Perhaps the most incessantly explored theme in popular alternate history focuses on worlds in which the Nazis won World War Two. In some versions, the Nazis and/or Axis Powers conquer the entire world; in others, they conquer most of the world but a "Fortress America" exists under siege; while in others, there is a Nazi/Japanese Cold War comparable to the US/Soviet equivalent in 'our' timeline. Fatherland (1992) by Robert Harris, set in Europe following the Nazi victory, has been widely praised for portraying a more believable society and series of events than most other novels set in a world after a Nazi victory.[citation needed] Several writers have posited points of departure for such a world but then have injected time splitters from the future or paratime travel for instance James P. Hogan's The Proteus Operation.
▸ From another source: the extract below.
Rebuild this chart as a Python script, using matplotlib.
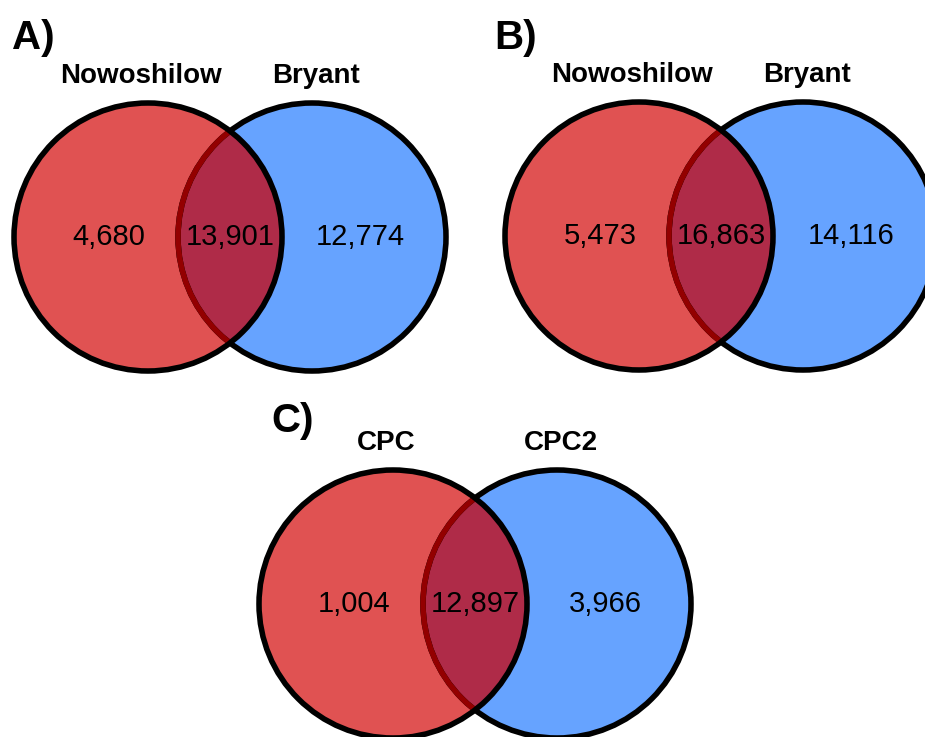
import matplotlib
matplotlib.use("Agg")
import matplotlib.pyplot as plt
from matplotlib.patches import Circle

plt.rcParams['font.family'] = ['Liberation Sans', 'DejaVu Sans']

# counts per panel: (only left, shared, only right)
panel_tags = ["A)", "B)", "C)"]
left_names = ["Nowoshilow", "Nowoshilow", "CPC"]
right_names = ["Bryant", "Bryant", "CPC2"]
only_left = [4680, 5473, 1004]
shared = [13901, 16863, 12897]
only_right = [12774, 14116, 3966]

# layout in pixel units: left circle centre, centre spacing, radius
centres = [(148, 237), (639, 236), (393, 604)]
spacing = 164
radius = 134
tag_pos = [(12, 38), (494, 38), (271, 421)]

RED = "#E05252"
BLUE = "#66A3FF"
MIX = "#AF2B48"
DARK = "#930000"
LW = 4.0

fig = plt.figure(figsize=(9.25, 7.37), dpi=100)
ax = fig.add_axes([0, 0, 1, 1])
ax.set_xlim(0, 925)
ax.set_ylim(737, 0)
ax.set_aspect("equal")
ax.axis("off")

for i in range(3):
    cx, cy = centres[i]
    rx = cx + spacing

    blue = Circle((rx, cy), radius, facecolor=BLUE, edgecolor="none", zorder=1)
    ax.add_patch(blue)
    red = Circle((cx, cy), radius, facecolor=RED, edgecolor="none", zorder=2)
    ax.add_patch(red)

    # overlap region
    lens = Circle((cx, cy), radius, facecolor=MIX, edgecolor="none", zorder=3)
    ax.add_patch(lens)
    lens.set_clip_path(blue)

    # outline of right set, darkened where it runs inside the left set
    ax.add_patch(Circle((rx, cy), radius, facecolor="none", edgecolor="black",
                        lw=LW, zorder=4))
    inner = Circle((rx, cy), radius, facecolor="none", edgecolor=DARK,
                   lw=LW, zorder=5)
    ax.add_patch(inner)
    inner.set_clip_path(red)

    ax.add_patch(Circle((cx, cy), radius, facecolor="none", edgecolor="black",
                        lw=LW, zorder=6))

    # region counts
    ax.text(cx - 39, cy, f"{only_left[i]:,}", ha="center", va="center",
            fontsize=21, zorder=7)
    ax.text(cx + spacing / 2, cy, f"{shared[i]:,}", ha="center", va="center",
            fontsize=21, zorder=7)
    ax.text(rx + 48, cy, f"{only_right[i]:,}", ha="center", va="center",
            fontsize=21, zorder=7)

    # set names
    ly = cy - 161
    ax.text(cx - 7, ly, left_names[i], ha="center", va="center",
            fontsize=20, fontweight="bold", zorder=7)
    ax.text(rx + 4, ly, right_names[i], ha="center", va="center",
            fontsize=20, fontweight="bold", zorder=7)

    tx, ty = tag_pos[i]
    ax.text(tx, ty, panel_tags[i], ha="left", va="center",
            fontsize=29, fontweight="bold", zorder=7)

fig.savefig("out.png", dpi=100)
Norman Spinrad wrote The Iron Dream in 1972, which is intended to be a science fiction novel written by Adolf Hitler after fleeing from Europe to North America in the 1920s. In Jo Walton's "Small Change" series, the United Kingdom made peace with Hitler before the involvement of the United States in World War II, and fascism slowly strangled the UK. Former House Speaker Newt Gingrich and William R. Forstchen have written a novel, 1945, in which the U.S. defeated Japan but not Germany in World War II, resulting in a Cold War with Germany rather than the Soviet Union. Gingrich and Fortschen neglected to write the promised sequel; instead, they wrote a trilogy about the American Civil War, starting with Gettysburg: A Novel of the Civil War, in which the Confederates win a victory at the Battle of Gettysburg.

Beginning with The Probability Broach in 1981, L. Neil Smith wrote several novels that postulated the disintegration of the U.S. Federal Government during the Whiskey Rebellion and the creation of a libertarian utopia.

A recent time traveling splitter variant involves entire communities being shifted uptime to be the founding fathers of new time branches. These communities are transported either from the present or the near-future to the past via a natural disaster, the action of technologically advanced aliens, or a human experiment gone wrong. S.M. Stirling wrote the Island in the Sea of Time trilogy, in which Nantucket Island and all its modern inhabitants are transported to Bronze Age times to become the world's first superpower. In Eric Flint's 1632 series, a small town in West Virginia is transported to 17th century Europe and leads a revolution against the Habsburgs. John Birmingham's Axis of Time trilogy deals with the culture shock when a United Nations naval task force from 2021 finds itself back in 1942 helping the Allies against the Empire of Japan and the Germans (and doing almost as much harm as good in spite of its advanced weapons).